▶ **What you need to do**
Without the pictures, retype exactly the lines from the top of the entries below through the line that contains "const insetTicks = [35, 50, 65, 80];".

Charts and diagrams as code

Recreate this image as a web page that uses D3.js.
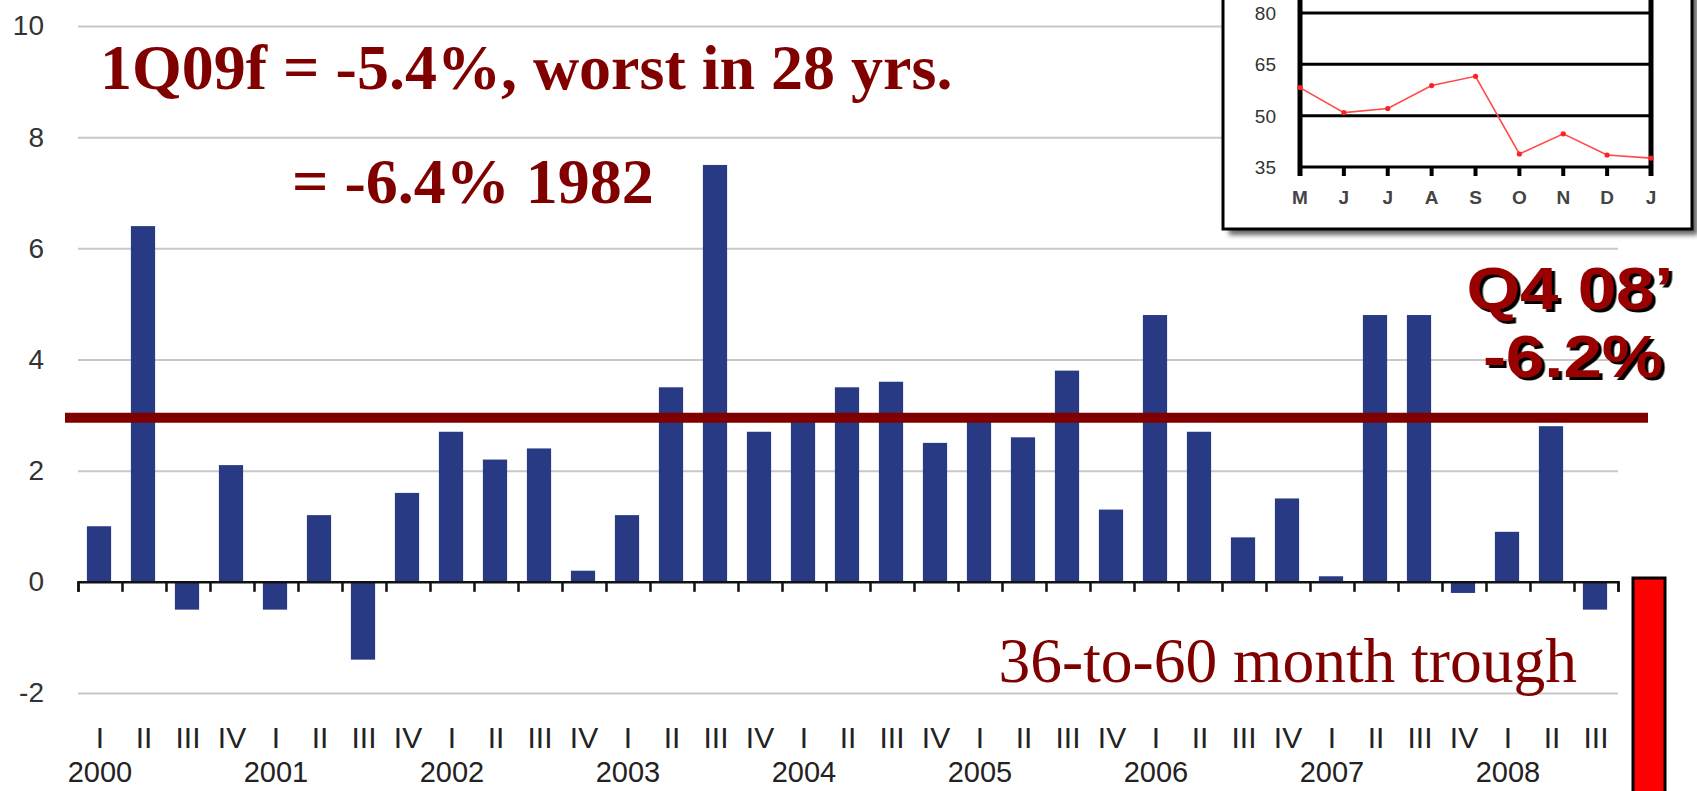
<!DOCTYPE html>
<html><head><meta charset="utf-8">
<script src="https://cdn.jsdelivr.net/npm/d3@7"></script>
<style>body{margin:0;background:#fff;overflow:hidden} svg{display:block}</style>
</head><body>
<svg id="c" width="1697" height="791"></svg>
<script>
// ---- data ----
const years = ["2000","2001","2002","2003","2004","2005","2006","2007","2008"];
const quarterLabels = ["I","II","III","IV","I","II","III","IV","I","II","III","IV",
  "I","II","III","IV","I","II","III","IV","I","II","III","IV","I","II","III","IV",
  "I","II","III","IV","I","II","III"];
const gdpGrowth = [1.0, 6.4, -0.5, 2.1, -0.5, 1.2, -1.4, 1.6, 2.7, 2.2, 2.4, 0.2,
  1.2, 3.5, 7.5, 2.7, 3.0, 3.5, 3.6, 2.5, 3.0, 2.6, 3.8, 1.3, 4.8, 2.7, 0.8, 1.5,
  0.1, 4.8, 4.8, -0.2, 0.9, 2.8, -0.5];
const yTicks = [-2, 0, 2, 4, 6, 8, 10];
const referenceLevel = 2.95;
const insetMonths = ["M","J","J","A","S","O","N","D","J"];
const insetValues = [58.2, 50.9, 52.1, 58.8, 61.5, 38.8, 44.7, 38.5, 37.6];
const insetTicks = [35, 50, 65, 80];

// ---- main chart ----
const svg = d3.select("#c");
const left = 78, right = 1618;
const x = d3.scaleBand().domain(d3.range(gdpGrowth.length)).range([left, right])
  .paddingInner(0.45).paddingOuter(0.225);
const xb = d3.scaleLinear().domain([0, gdpGrowth.length]).range([left, right]);
const y = d3.scaleLinear().domain([-2, 10]).range([693, 26]);

// gridlines
const grid = svg.append("g").attr("transform", `translate(${left},0)`)
  .call(d3.axisLeft(y).tickValues(yTicks.filter(d => d !== 0)).tickSize(-(right - left)).tickFormat(""));
grid.select(".domain").remove();
grid.selectAll("line").attr("stroke", "#c8c8c8").attr("stroke-width", 2);

// y labels
const yl = svg.append("g").attr("transform", `translate(${left},0)`)
  .call(d3.axisLeft(y).tickValues(yTicks).tickSize(0).tickPadding(34).tickFormat(d => String(d)));
yl.select(".domain").remove();
yl.selectAll("text").attr("font-family", "Liberation Sans, Arial, sans-serif")
  .attr("font-size", 28).attr("fill", "#333");

// bars
svg.append("g").selectAll("rect").data(gdpGrowth).join("rect")
  .attr("x", (d, i) => x(i) - 1)
  .attr("width", x.bandwidth())
  .attr("y", d => y(Math.max(0, d)))
  .attr("height", d => Math.abs(y(d) - y(0)))
  .attr("fill", "#283a84");

// x axis with ticks at band boundaries
const xa = svg.append("g").attr("transform", `translate(0,${y(0)})`)
  .call(d3.axisBottom(xb).tickValues(d3.range(gdpGrowth.length + 1)).tickSize(10).tickSizeOuter(10).tickFormat(""));
xa.select(".domain").attr("stroke", "#111").attr("stroke-width", 2.5);
xa.selectAll("line").attr("stroke", "#111").attr("stroke-width", 2.5);

// quarter labels
svg.append("g").selectAll("text").data(quarterLabels).join("text")
  .attr("x", (d, i) => x(i) + x.bandwidth() / 2)
  .attr("y", 737).attr("dy", "0.36em")
  .attr("text-anchor", "middle")
  .attr("font-family", "Liberation Sans, Arial, sans-serif").attr("font-size", 30)
  .attr("fill", "#222").text(d => d);

// year labels (centered under first quarter)
svg.append("g").selectAll("text").data(years).join("text")
  .attr("x", (d, i) => x(i * 4) + x.bandwidth() / 2)
  .attr("y", 772).attr("dy", "0.36em")
  .attr("text-anchor", "middle")
  .attr("font-family", "Liberation Sans, Arial, sans-serif").attr("font-size", 29)
  .attr("fill", "#222").text(d => d);

// reference line
svg.append("line").attr("x1", 65).attr("x2", 1648)
  .attr("y1", y(referenceLevel)).attr("y2", y(referenceLevel))
  .attr("stroke", "#800000").attr("stroke-width", 10);

// ---- inset ----
const defs = svg.append("defs");
defs.append("filter").attr("id", "blur").append("feGaussianBlur").attr("stdDeviation", 2.5);
defs.append("filter").attr("id", "tshadow").attr("x", "-10%").attr("y", "-10%").attr("width", "130%").attr("height", "130%")
  .append("feDropShadow").attr("dx", 3).attr("dy", 3).attr("stdDeviation", 0.4)
  .attr("flood-color", "#000").attr("flood-opacity", 1);
const ib = { x: 1223, y: -20, w: 469, h: 249 };
svg.append("rect").attr("x", ib.x + 6).attr("y", ib.y + 6).attr("width", ib.w).attr("height", ib.h)
  .attr("fill", "#666").attr("filter", "url(#blur)");
svg.append("rect").attr("x", ib.x).attr("y", ib.y).attr("width", ib.w).attr("height", ib.h)
  .attr("fill", "#fff").attr("stroke", "#000").attr("stroke-width", 3);

const xi = d3.scalePoint().domain(d3.range(insetMonths.length)).range([1300, 1651]);
const yi = d3.scaleLinear().domain([35, 80]).range([167, 13]);
const ig = svg.append("g");
ig.selectAll("line.h").data(insetTicks).join("line").attr("class", "h")
  .attr("x1", 1300).attr("x2", 1651).attr("y1", d => yi(d)).attr("y2", d => yi(d))
  .attr("stroke", "#000").attr("stroke-width", 3);
ig.selectAll("line.t").data(d3.range(insetMonths.length)).join("line").attr("class", "t")
  .attr("x1", d => xi(d)).attr("x2", d => xi(d)).attr("y1", yi(35)).attr("y2", yi(35) + 9)
  .attr("stroke", "#000").attr("stroke-width", 4);
ig.selectAll("line.v").data([0, insetMonths.length - 1]).join("line").attr("class", "v")
  .attr("x1", d => xi(d)).attr("x2", d => xi(d)).attr("y1", ib.y).attr("y2", yi(35) + 9)
  .attr("stroke", "#000").attr("stroke-width", 5);
ig.selectAll("text.y").data(insetTicks).join("text").attr("class", "y")
  .attr("x", 1276).attr("y", d => yi(d)).attr("dy", "0.36em").attr("text-anchor", "end")
  .attr("font-family", "Liberation Sans, Arial, sans-serif").attr("font-size", 19).attr("fill", "#333")
  .text(d => d);
ig.selectAll("text.m").data(insetMonths).join("text").attr("class", "m")
  .attr("x", (d, i) => xi(i)).attr("y", 197).attr("dy", "0.36em").attr("text-anchor", "middle")
  .attr("font-family", "Liberation Sans, Arial, sans-serif").attr("font-weight", "bold")
  .attr("font-size", 19).attr("fill", "#444").text(d => d);
ig.append("path").datum(insetValues)
  .attr("d", d3.line().x((d, i) => xi(i)).y(d => yi(d)))
  .attr("fill", "none").attr("stroke", "#ff4a4a").attr("stroke-width", 1.6);
ig.selectAll("circle").data(insetValues).join("circle")
  .attr("cx", (d, i) => xi(i)).attr("cy", d => yi(d)).attr("r", 2.6).attr("fill", "#ff2020");

// ---- annotations ----
const serif = "Liberation Serif, Times New Roman, serif";
svg.append("text").attr("x", 100).attr("y", 89)
  .attr("font-family", serif).attr("font-weight", "bold").attr("font-size", 64)
  .attr("fill", "#800000").text("1Q09f = -5.4%, worst in 28 yrs.");
svg.append("text").attr("x", 292).attr("y", 203)
  .attr("font-family", serif).attr("font-weight", "bold").attr("font-size", 64)
  .attr("fill", "#800000").text("= -6.4% 1982");
svg.append("text").attr("x", 1577).attr("y", 682).attr("text-anchor", "end")
  .attr("font-family", serif).attr("font-size", 63.5)
  .attr("fill", "#800000").text("36-to-60 month trough");

const sans = "Liberation Sans, Arial, sans-serif";
[["Q4 08\u2019", 309, 1570], ["-6.2%", 377, 1573]].forEach(([t, yy, cx]) => {
  const g = svg.append("g").attr("transform", `translate(${cx},${yy}) scale(1.15,1)`);
  g.append("text").attr("x", 0).attr("y", 0).attr("text-anchor", "middle")
    .attr("font-family", sans).attr("font-weight", "bold").attr("font-size", 60)
    .attr("fill", "#990000").attr("filter", "url(#tshadow)").text(t);
});

// red trough bar
svg.append("rect").attr("x", 1633).attr("y", 578).attr("width", 32).attr("height", 240)
  .attr("fill", "#ff0000").attr("stroke", "#000").attr("stroke-width", 3);
</script>
</body></html>
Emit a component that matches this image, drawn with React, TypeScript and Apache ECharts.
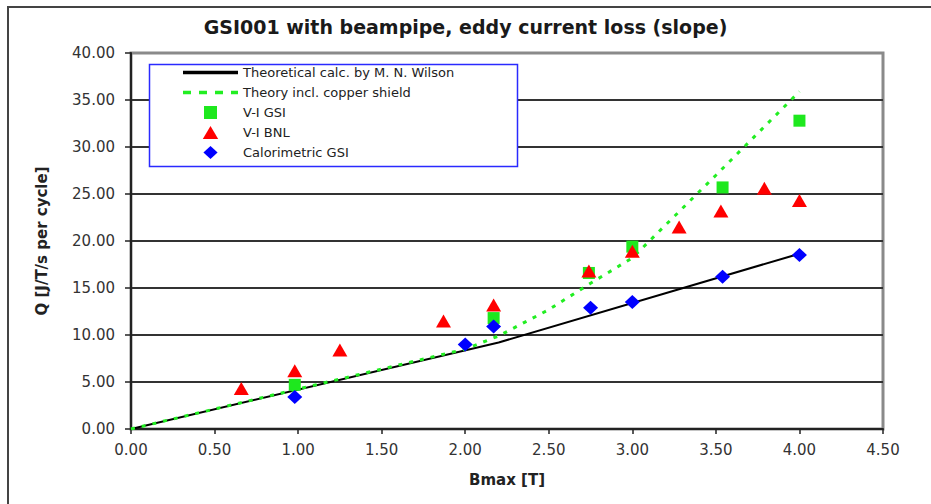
import React, { useEffect, useRef } from "react";
import * as echarts from "echarts";

const TITLE = "GSI001 with beampipe, eddy current loss (slope)";
const X_NAME = "Bmax [T]";
const Y_NAME = "Q [J/T/s per cycle]";

const SERIES_NAMES = [
  "Theoretical calc. by M. N. Wilson",
  "Theory incl. copper shield",
  "V-I GSI",
  "V-I BNL",
  "Calorimetric GSI",
];

const theoryX = [0, 2.2, 4.0];
const theoryY = [0, 9.2, 18.65];

const shieldX = [0, 2.0, 2.2, 2.5, 2.75, 3.0, 3.5, 4.0];
const shieldY = [0, 8.5, 9.9, 12.7, 15.5, 18.2, 27.0, 35.9];

const gsiX = [0.98, 2.17, 2.74, 3.0, 3.54, 4.0];
const gsiY = [4.7, 11.8, 16.6, 19.4, 25.7, 32.8];

const bnlX = [0.66, 0.98, 1.25, 1.87, 2.17, 2.74, 3.0, 3.28, 3.53, 3.79, 4.0];
const bnlY = [4.3, 6.2, 8.4, 11.5, 13.2, 16.8, 18.9, 21.5, 23.2, 25.6, 24.3];

const calX = [0.98, 2.0, 2.17, 2.75, 3.0, 3.54, 4.0];
const calY = [3.4, 9.0, 10.9, 12.9, 13.5, 16.2, 18.5];

const pairs = (xs: number[], ys: number[]) => xs.map((x, i) => [x, ys[i]]);

const ICON_SOLID = "path://M0,0H55V3.5H0Z";
const ICON_DASH = "path://M0,0H8V3.5H0Z M16,0H24V3.5H16Z M32,0H40V3.5H32Z M48,0H55V3.5H48Z";
const ICON_SQUARE = "path://M0,0H11V11H0Z";
const ICON_TRIANGLE = "path://M6.5,0L13,11H0Z";
const ICON_DIAMOND = "path://M6,0L12,5.5L6,11L0,5.5Z";

export default function App() {
  const ref = useRef<HTMLDivElement>(null);
  useEffect(() => {
    if (!ref.current) return;
    const chart = echarts.init(ref.current, null, { renderer: "svg" });
    const font = "DejaVu Sans";
    chart.setOption({
      animation: false,
      backgroundColor: "#ffffff",
      title: {
        text: TITLE,
        left: "center",
        top: 12,
        textStyle: { fontFamily: font, fontSize: 19, fontWeight: "bold", color: "#1a1a1a" },
      },
      graphic: [
        {
          type: "rect",
          shape: { x: 8, y: 7, width: 960, height: 560 },
          style: { fill: "none", stroke: "#444", lineWidth: 2 },
          silent: true,
          z: 0,
        },
        {
          type: "rect",
          shape: { x: 149.5, y: 64.5, width: 368, height: 102 },
          style: { fill: "#ffffff", stroke: "#2a2aff", lineWidth: 1.5 },
          silent: true,
          z: 10,
        },
      ],
      legend: {
        orient: "vertical",
        left: 183,
        top: 66,
        padding: 0,
        itemWidth: 55,
        itemHeight: 13,
        itemGap: 7,
        symbolKeepAspect: true,
        z: 20,
        textStyle: { fontFamily: font, fontSize: 13, color: "#222" },
        data: [
          { name: SERIES_NAMES[0], icon: ICON_SOLID },
          { name: SERIES_NAMES[1], icon: ICON_DASH },
          { name: SERIES_NAMES[2], icon: ICON_SQUARE },
          { name: SERIES_NAMES[3], icon: ICON_TRIANGLE },
          { name: SERIES_NAMES[4], icon: ICON_DIAMOND },
        ],
      },
      grid: {
        left: 131,
        right: 48,
        top: 53,
        bottom: 75,
        show: true,
        borderColor: "#8a8a8a",
        borderWidth: 3,
        backgroundColor: "#ffffff",
      },
      xAxis: {
        type: "value",
        min: 0,
        max: 4.5,
        interval: 0.5,
        name: X_NAME,
        nameLocation: "middle",
        nameGap: 43,
        nameTextStyle: { fontFamily: font, fontSize: 15, fontWeight: "bold", color: "#222" },
        axisLine: { show: true, onZero: false, lineStyle: { color: "#222", width: 2 } },
        axisTick: { show: true, length: 5, lineStyle: { color: "#222", width: 1.5 } },
        axisLabel: {
          margin: 13,
          fontFamily: font,
          fontSize: 15,
          color: "#333",
          formatter: (v: number) => v.toFixed(2),
        },
        splitLine: { show: false },
      },
      yAxis: {
        type: "value",
        min: 0,
        max: 40,
        interval: 5,
        name: Y_NAME,
        nameLocation: "middle",
        nameGap: 82,
        nameTextStyle: { fontFamily: font, fontSize: 15, fontWeight: "bold", color: "#222" },
        axisLine: { show: true, onZero: false, lineStyle: { color: "#222", width: 2 } },
        axisTick: { show: true, length: 6, lineStyle: { color: "#222", width: 1.5 } },
        axisLabel: {
          margin: 16,
          fontFamily: font,
          fontSize: 15,
          color: "#333",
          formatter: (v: number) => v.toFixed(2),
        },
        splitLine: {
          show: true,
          showMinLine: false,
          showMaxLine: false,
          lineStyle: { color: "#333", width: 2 },
        },
      },
      series: [
        {
          name: SERIES_NAMES[0],
          type: "line",
          data: pairs(theoryX, theoryY),
          symbol: "none",
          lineStyle: { color: "#000", width: 2 },
          itemStyle: { color: "#000" },
          z: 2,
        },
        {
          name: SERIES_NAMES[1],
          type: "line",
          data: pairs(shieldX, shieldY),
          symbol: "none",
          lineStyle: { color: "#22ee22", width: 3, type: [4, 7] },
          itemStyle: { color: "#22ee22" },
          z: 3,
        },
        {
          name: SERIES_NAMES[2],
          type: "scatter",
          data: pairs(gsiX, gsiY),
          symbol: "rect",
          symbolSize: 12,
          itemStyle: { color: "#1ee81e", opacity: 1 },
          z: 4,
        },
        {
          name: SERIES_NAMES[3],
          type: "scatter",
          data: pairs(bnlX, bnlY),
          symbol: "triangle",
          symbolSize: [15, 13],
          itemStyle: { color: "#ff0000", opacity: 1 },
          z: 5,
        },
        {
          name: SERIES_NAMES[4],
          type: "scatter",
          data: pairs(calX, calY),
          symbol: "diamond",
          symbolSize: [15, 14],
          itemStyle: { color: "#0000ff", opacity: 1 },
          z: 6,
        },
      ],
    });
    return () => chart.dispose();
  }, []);
  return (
    <div
      ref={ref}
      style={{ position: "fixed", left: 0, top: 0, width: 931, height: 504, background: "#fff" }}
    />
  );
}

▶ **Completed task**
Recreate this image as a web page that uses D3.js.
<!DOCTYPE html>
<html><head><meta charset="utf-8">
<script src="https://cdn.jsdelivr.net/npm/d3@7"></script>
<style>body{margin:0;background:#fff;overflow:hidden} svg{display:block}</style>
</head><body>
<svg id="c" width="1697" height="791"></svg>
<script>
// ---- data ----
const years = ["2000","2001","2002","2003","2004","2005","2006","2007","2008"];
const quarterLabels = ["I","II","III","IV","I","II","III","IV","I","II","III","IV",
  "I","II","III","IV","I","II","III","IV","I","II","III","IV","I","II","III","IV",
  "I","II","III","IV","I","II","III"];
const gdpGrowth = [1.0, 6.4, -0.5, 2.1, -0.5, 1.2, -1.4, 1.6, 2.7, 2.2, 2.4, 0.2,
  1.2, 3.5, 7.5, 2.7, 3.0, 3.5, 3.6, 2.5, 3.0, 2.6, 3.8, 1.3, 4.8, 2.7, 0.8, 1.5,
  0.1, 4.8, 4.8, -0.2, 0.9, 2.8, -0.5];
const yTicks = [-2, 0, 2, 4, 6, 8, 10];
const referenceLevel = 2.95;
const insetMonths = ["M","J","J","A","S","O","N","D","J"];
const insetValues = [58.2, 50.9, 52.1, 58.8, 61.5, 38.8, 44.7, 38.5, 37.6];
const insetTicks = [35, 50, 65, 80];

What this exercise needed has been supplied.